Limited and special editions all have an axe on each of the two lower slingshots that swing when the slingshot is hit, invisiglass, and a shaker motor. Unlike the three pop bumpers on the standard edition, two of them are replaced with barrel jump bumpers.

The Smaug edition also includes a gold colored Smaug sculpture in place of the red Smaug on all other versions, and a Smaug themed attract mode.

The Black Arrow special edition uses black pinballs.

== Gameplay ==
Keith Johnson designed the rules for this game, and like his earlier title The Lord of the Rings this game has a deep ruleset. Gameplay is the same between all versions of the table.

At the start of each ball one of four skillshots can be selected.

To qualify modes to start up to three shots/banks are needed: the two ramps, right VUK, and the three target banks. There are 31 main modes and once qualified they can be started by hitting the left (book) ramp. Instructions for playing the mode are shown on the middle of the main monitor and on the book screen. When a main mode is not being played the main monitor shows all modes in a hexagonal grid indicating which have been completed.

In addition to showing the score, most of the rest of the main monitor is used to display the four corner sections for Smaug multiball (3-ball multiball), advance to Erebor (progressed with the spinners), defeat the beasts (4 hurry-ups, which also starts beast frenzy, a 2-ball multiball), and collect the dwarves. The player collects the dwarves of Thorin's Company (Gloin, Oin, Dwalin, Fili, Balin, Bifur, Bofur, Bombur, Thorin, Kili, Nori, Dori, and Ori) by hitting 13 shots. This also starts feast frenzy, a timed mode. Completing all four of these corners, and any of the 31 modes lights an Arkenstone mode.

The three Arkenstone Modes (one from each movie) are "Into the Fire", "Barrel Escape", and "Battle of the Five Armies" which are all mini-wizard multiball modes.

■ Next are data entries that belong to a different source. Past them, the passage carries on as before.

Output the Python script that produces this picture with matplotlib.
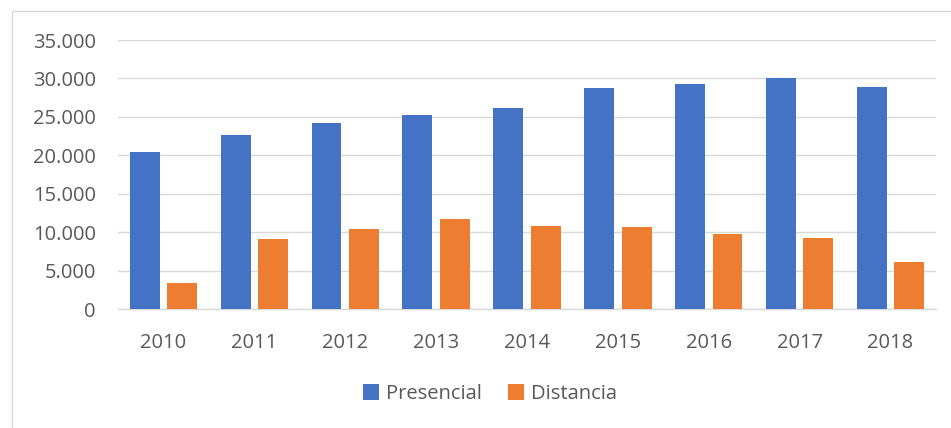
import matplotlib
matplotlib.use("Agg")
import matplotlib.pyplot as plt
import numpy as np
from matplotlib.patches import Rectangle
from matplotlib.ticker import FuncFormatter

years = ["2010", "2011", "2012", "2013", "2014", "2015", "2016", "2017", "2018"]
presencial = [20500, 22600, 24200, 25300, 26100, 28700, 29250, 30070, 28860]
distancia = [3380, 9100, 10400, 11700, 10830, 10700, 9840, 9270, 6200]
series_names = ["Presencial", "Distancia"]
colors = ["#4472C4", "#ED7D31"]
yticks = [0, 5000, 10000, 15000, 20000, 25000, 30000, 35000]

plt.rcParams['font.family'] = ['Open Sans', 'DejaVu Sans']
text_color = "#595959"

fig = plt.figure(figsize=(9.51, 4.28), dpi=100)
ax = fig.add_axes([118/951, 1 - 309.3/428, (936-118)/951, (309.3-40)/428])

x = np.arange(len(years))
w = 0.33
off = 0.206
ax.bar(x - off, presencial, width=w, color=colors[0], label=series_names[0], zorder=3)
ax.bar(x + off, distancia, width=w, color=colors[1], label=series_names[1], zorder=3)

ax.set_xlim(-0.5, len(years) - 0.5)
ax.set_ylim(0, 35000)
ax.set_yticks(yticks)
ax.yaxis.set_major_formatter(FuncFormatter(lambda v, p: f"{int(v):,}".replace(",", ".")))
ax.set_xticks(x)
ax.set_xticklabels(years)
ax.yaxis.grid(True, color="#d9d9d9", linewidth=1.0, zorder=0)
ax.set_axisbelow(True)
for s in ["top", "right", "left"]:
    ax.spines[s].set_visible(False)
ax.spines["bottom"].set_color("#d9d9d9")
ax.spines["bottom"].set_linewidth(1.0)
ax.tick_params(axis="both", length=0, labelsize=14.5, labelcolor=text_color)
ax.tick_params(axis="y", pad=16)
ax.tick_params(axis="x", pad=17)

leg = fig.legend(loc="center", bbox_to_anchor=(490/951, 1 - 394/428), ncol=2, frameon=False,
                 fontsize=14.5, handlelength=0.8, handleheight=0.8, handletextpad=0.35,
                 columnspacing=1.3)
for t in leg.get_texts():
    t.set_color(text_color)

fig.patches.append(Rectangle((12/951, -0.1), 1.2, 1.1 - 11/428 + 0.0, transform=fig.transFigure,
                             fill=False, edgecolor="#d9d9d9", linewidth=1.0))

fig.savefig("out.png", dpi=100)
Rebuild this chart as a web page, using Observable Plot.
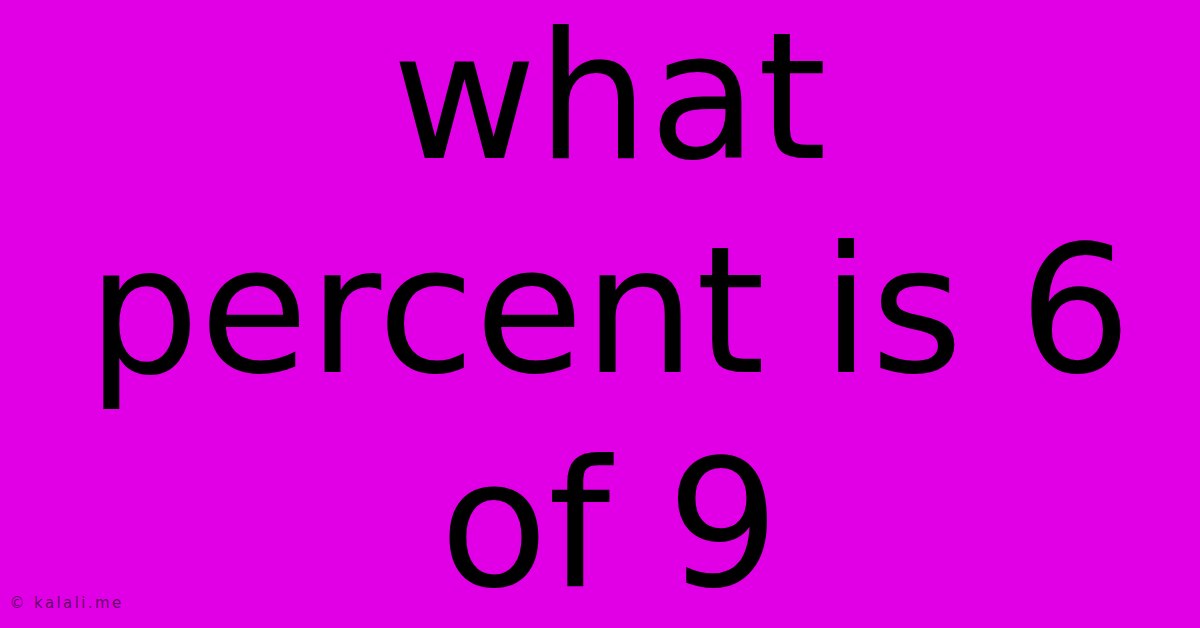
<!DOCTYPE html>
<html>
<head>
<meta charset="utf-8">
<script src="https://cdn.jsdelivr.net/npm/d3@7"></script>
<script src="https://cdn.jsdelivr.net/npm/@observablehq/plot@0.6"></script>
<style>
  html, body { margin: 0; padding: 0; background: #e100e6; }
  #chart { width: 1200px; height: 628px; overflow: hidden; }
</style>
</head>
<body>
<div id="chart"></div>
<script>
const titleLines = ["what", "percent is 6", "of 9"];
const lineIndex = [0, 1, 2];
const watermark = ["© kalali.me"];

const rows = titleLines.map((t, i) => ({ text: t, row: lineIndex[i] }));

const chart = Plot.plot({
  width: 1200,
  height: 628,
  margin: 0,
  style: { background: "#e100e6", fontFamily: "DejaVu Sans", overflow: "visible" },
  x: { axis: null, domain: [0, 1], range: [0, 1200] },
  y: { axis: null, domain: [0, 2], range: [157, 585] },
  marks: [
    Plot.text(rows, {
      y: "row",
      text: "text",
      frameAnchor: "middle",
      textAnchor: "middle",
      lineAnchor: "bottom",
      dx: 9,
      fontSize: 177,
      fontFamily: "DejaVu Sans",
      fill: "#000000"
    }),
    Plot.text(watermark, {
      text: d => d,
      frameAnchor: "bottom-left",
      textAnchor: "start",
      lineAnchor: "bottom",
      dx: 9,
      dy: -21,
      fontSize: 15,
      fontFamily: "DejaVu Sans",
      fill: "#000000",
      fillOpacity: 0.6
    })
  ]
});
d3.select(chart).selectAll("text")
  .filter(function () { return this.textContent === watermark[0]; })
  .attr("letter-spacing", 2.4);
document.getElementById("chart").appendChild(chart);
</script>
</body>
</html>
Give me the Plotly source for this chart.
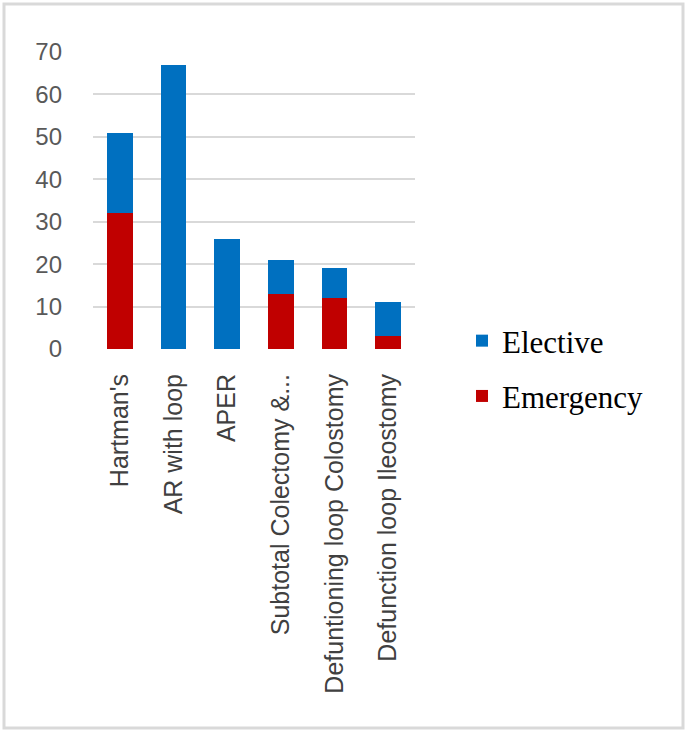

After playing all 31 main modes there is a wizard mode "There and Back Again", the same name as the mini-wizard mode on The Lord of the Rings.

== Reception ==

In a comprehensive review of the standard game Pinball News gave the game an overall 8.8/10 with in-depth ratings for various aspects:

- Layout 8/10
- Art 10/10 preferring the art of the Smaug edition but still liking the standard and LE editions
- Music 9/10
- Sounds 7/10
- Lights 9/10 noting the huge improvement over the earlier The Wizard of Oz games
- Displays 9.5/10
- Rules 9/10

In a 2023 review of the Smaug edition Pinball Mag praised the artwork calling the machine "a beauty", and called the integration of the theme the tour de force of JJP with immersion from the spectacular scenes of the movies and excellent graphic integration of the animations. The light show was also praised, further increasing the immersion along with the sound design. Overall rating it as one of JJP's best machines.